What emerges is not simply a new way of moving, but a different way of understanding movement itself.

On Earth, gravity is so constant that it disappears into the background. We learn to balance, orient, and act within it without noticing that it is shaping every moment of our experience. Movement feels natural, intuitive—something we do without questioning the conditions that make it possible.

But when those conditions change, even slightly, that sense of familiarity begins to dissolve.

In water, in rotating environments, in parabolic flight, or in microgravity, the body can no longer rely on the same references. Balance is no longer anchored in the same way. Orientation becomes uncertain. Movements that once felt simple must be relearned.

This is not just a physical adjustment. It is perceptual.

The body is not simply executing movement—it is continuously interpreting the environment through movement. When gravity shifts, that interpretation shifts with it.

What the article points toward is the emergence of a new field of exploration: one that sits between dance, physics, neuroscience, and lived experience. It is a space where questions are not only asked through theory, but through direct engagement with the body.

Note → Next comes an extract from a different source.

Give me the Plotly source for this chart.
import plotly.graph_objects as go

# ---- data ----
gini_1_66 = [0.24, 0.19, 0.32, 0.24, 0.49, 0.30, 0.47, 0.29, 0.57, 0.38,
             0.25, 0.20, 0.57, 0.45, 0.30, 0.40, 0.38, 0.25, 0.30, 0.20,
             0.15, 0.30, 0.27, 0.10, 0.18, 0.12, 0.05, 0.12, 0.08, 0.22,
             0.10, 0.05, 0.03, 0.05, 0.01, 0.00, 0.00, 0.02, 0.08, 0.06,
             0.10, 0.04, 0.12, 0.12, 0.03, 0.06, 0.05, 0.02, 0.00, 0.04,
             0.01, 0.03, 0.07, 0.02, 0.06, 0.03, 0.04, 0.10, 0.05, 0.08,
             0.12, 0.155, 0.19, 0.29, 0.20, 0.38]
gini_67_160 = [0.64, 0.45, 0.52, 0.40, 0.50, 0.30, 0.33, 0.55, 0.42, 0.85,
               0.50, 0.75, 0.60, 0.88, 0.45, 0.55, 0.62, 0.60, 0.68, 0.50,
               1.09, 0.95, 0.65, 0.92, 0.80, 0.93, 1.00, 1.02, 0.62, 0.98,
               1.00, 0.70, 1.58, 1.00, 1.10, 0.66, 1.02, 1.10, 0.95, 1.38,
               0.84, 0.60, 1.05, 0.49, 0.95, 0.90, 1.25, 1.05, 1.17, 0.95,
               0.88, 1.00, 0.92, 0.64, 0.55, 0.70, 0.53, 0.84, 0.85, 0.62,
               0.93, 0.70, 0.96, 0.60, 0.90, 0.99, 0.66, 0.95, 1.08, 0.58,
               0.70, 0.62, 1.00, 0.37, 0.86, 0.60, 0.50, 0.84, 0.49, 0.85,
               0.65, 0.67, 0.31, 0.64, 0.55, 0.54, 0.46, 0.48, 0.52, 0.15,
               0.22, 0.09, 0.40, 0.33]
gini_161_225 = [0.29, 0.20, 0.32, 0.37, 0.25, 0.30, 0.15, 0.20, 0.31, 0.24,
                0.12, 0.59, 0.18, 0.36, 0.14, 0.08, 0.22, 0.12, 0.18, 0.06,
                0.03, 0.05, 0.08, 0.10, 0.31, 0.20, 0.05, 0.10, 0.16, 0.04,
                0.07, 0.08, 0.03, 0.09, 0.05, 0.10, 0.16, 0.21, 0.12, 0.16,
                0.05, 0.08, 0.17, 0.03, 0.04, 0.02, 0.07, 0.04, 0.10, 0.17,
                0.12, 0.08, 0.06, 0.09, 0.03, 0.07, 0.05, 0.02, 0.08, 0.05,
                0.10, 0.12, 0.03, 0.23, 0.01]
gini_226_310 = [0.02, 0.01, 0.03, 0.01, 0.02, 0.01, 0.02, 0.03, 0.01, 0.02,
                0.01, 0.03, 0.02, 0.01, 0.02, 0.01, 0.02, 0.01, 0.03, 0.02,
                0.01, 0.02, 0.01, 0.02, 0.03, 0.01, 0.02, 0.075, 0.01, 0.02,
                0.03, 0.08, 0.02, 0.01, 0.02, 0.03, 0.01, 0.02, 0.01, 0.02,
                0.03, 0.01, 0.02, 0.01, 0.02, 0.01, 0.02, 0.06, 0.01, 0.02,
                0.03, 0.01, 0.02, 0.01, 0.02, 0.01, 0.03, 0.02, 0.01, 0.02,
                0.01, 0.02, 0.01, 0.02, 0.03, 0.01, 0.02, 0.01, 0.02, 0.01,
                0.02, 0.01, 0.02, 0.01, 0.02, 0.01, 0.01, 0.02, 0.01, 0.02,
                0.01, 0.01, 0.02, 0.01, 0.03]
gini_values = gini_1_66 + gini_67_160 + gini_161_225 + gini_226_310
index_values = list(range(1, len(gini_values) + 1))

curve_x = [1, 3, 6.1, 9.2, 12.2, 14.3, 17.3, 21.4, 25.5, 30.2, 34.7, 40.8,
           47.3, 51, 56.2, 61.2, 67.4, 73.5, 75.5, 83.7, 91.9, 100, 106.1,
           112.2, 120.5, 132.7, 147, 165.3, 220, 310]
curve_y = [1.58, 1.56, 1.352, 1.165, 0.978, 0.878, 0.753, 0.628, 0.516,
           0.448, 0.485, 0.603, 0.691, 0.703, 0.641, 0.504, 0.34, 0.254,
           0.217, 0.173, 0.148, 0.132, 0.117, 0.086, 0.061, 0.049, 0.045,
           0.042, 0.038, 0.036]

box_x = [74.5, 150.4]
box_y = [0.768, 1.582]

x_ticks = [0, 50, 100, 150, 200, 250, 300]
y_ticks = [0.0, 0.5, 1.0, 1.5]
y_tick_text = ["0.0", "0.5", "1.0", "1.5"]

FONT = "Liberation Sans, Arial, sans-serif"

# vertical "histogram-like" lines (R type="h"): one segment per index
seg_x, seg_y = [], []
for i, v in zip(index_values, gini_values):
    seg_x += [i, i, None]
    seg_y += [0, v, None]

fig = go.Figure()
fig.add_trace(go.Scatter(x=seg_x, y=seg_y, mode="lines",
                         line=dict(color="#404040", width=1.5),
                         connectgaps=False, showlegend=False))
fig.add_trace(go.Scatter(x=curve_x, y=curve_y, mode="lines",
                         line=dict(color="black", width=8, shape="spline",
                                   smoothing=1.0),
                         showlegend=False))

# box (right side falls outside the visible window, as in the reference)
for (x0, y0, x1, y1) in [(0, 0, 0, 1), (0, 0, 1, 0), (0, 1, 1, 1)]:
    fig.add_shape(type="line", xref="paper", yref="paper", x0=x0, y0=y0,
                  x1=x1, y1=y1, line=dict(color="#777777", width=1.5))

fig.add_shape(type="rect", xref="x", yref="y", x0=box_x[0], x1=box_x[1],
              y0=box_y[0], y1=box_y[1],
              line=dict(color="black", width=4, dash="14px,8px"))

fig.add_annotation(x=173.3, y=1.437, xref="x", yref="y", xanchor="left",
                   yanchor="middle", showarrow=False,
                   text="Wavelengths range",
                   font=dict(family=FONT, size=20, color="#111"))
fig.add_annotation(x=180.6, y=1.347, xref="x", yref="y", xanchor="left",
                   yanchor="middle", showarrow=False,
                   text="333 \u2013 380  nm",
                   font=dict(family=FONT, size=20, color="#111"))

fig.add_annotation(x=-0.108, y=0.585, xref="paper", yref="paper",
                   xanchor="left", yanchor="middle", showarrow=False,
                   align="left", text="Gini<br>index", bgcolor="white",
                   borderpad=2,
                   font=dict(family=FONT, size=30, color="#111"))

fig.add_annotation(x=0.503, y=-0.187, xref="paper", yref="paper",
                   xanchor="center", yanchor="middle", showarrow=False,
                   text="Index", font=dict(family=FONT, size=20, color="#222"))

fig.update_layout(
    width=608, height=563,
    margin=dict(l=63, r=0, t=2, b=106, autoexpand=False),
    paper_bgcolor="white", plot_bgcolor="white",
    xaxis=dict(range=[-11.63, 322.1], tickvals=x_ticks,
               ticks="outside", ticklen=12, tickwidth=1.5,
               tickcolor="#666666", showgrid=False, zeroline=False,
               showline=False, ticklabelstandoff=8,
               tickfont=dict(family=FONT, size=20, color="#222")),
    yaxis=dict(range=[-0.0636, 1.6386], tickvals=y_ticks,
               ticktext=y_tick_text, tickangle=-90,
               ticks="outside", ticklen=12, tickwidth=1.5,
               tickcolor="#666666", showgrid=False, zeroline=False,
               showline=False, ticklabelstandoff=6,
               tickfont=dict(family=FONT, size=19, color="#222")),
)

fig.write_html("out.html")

How do we orient ourselves when “up” and “down” lose their meaning?
How does coordination change when weight is removed but mass remains?
What does it mean to feel stable in an unstable environment?

These questions are not abstract. They are felt.

And through that process, something hidden becomes visible...

Gravity does not only shape how we move—it shapes how we think, how we understand relationships like up and down, effort and ease, support and falling. These patterns become so embedded that they structure not only action, but reasoning itself.

This is gravitational bias: the persistent influence of gravity on perception, thought, and meaning-making.

When we enter environments where gravity is reduced, removed, or reoriented, that bias becomes visible. The structures we assumed were natural begin to reveal themselves as learned.

And in that moment, something opens.

Movement becomes a site of discovery.
Perception becomes something we can examine.
The body becomes a tool for understanding the world, not just navigating it.

The work described in the New York Times is not about mastering a new technique or adapting to a novel environment for its own sake. It is about exploring what those environments reveal about how we have always been moving and perceiving—often without realizing it.

This work is still unfolding. Many of the questions remain open.

But what is becoming clear is that when gravity changes, we are not just learning how to move differently.

We are learning how to see differently.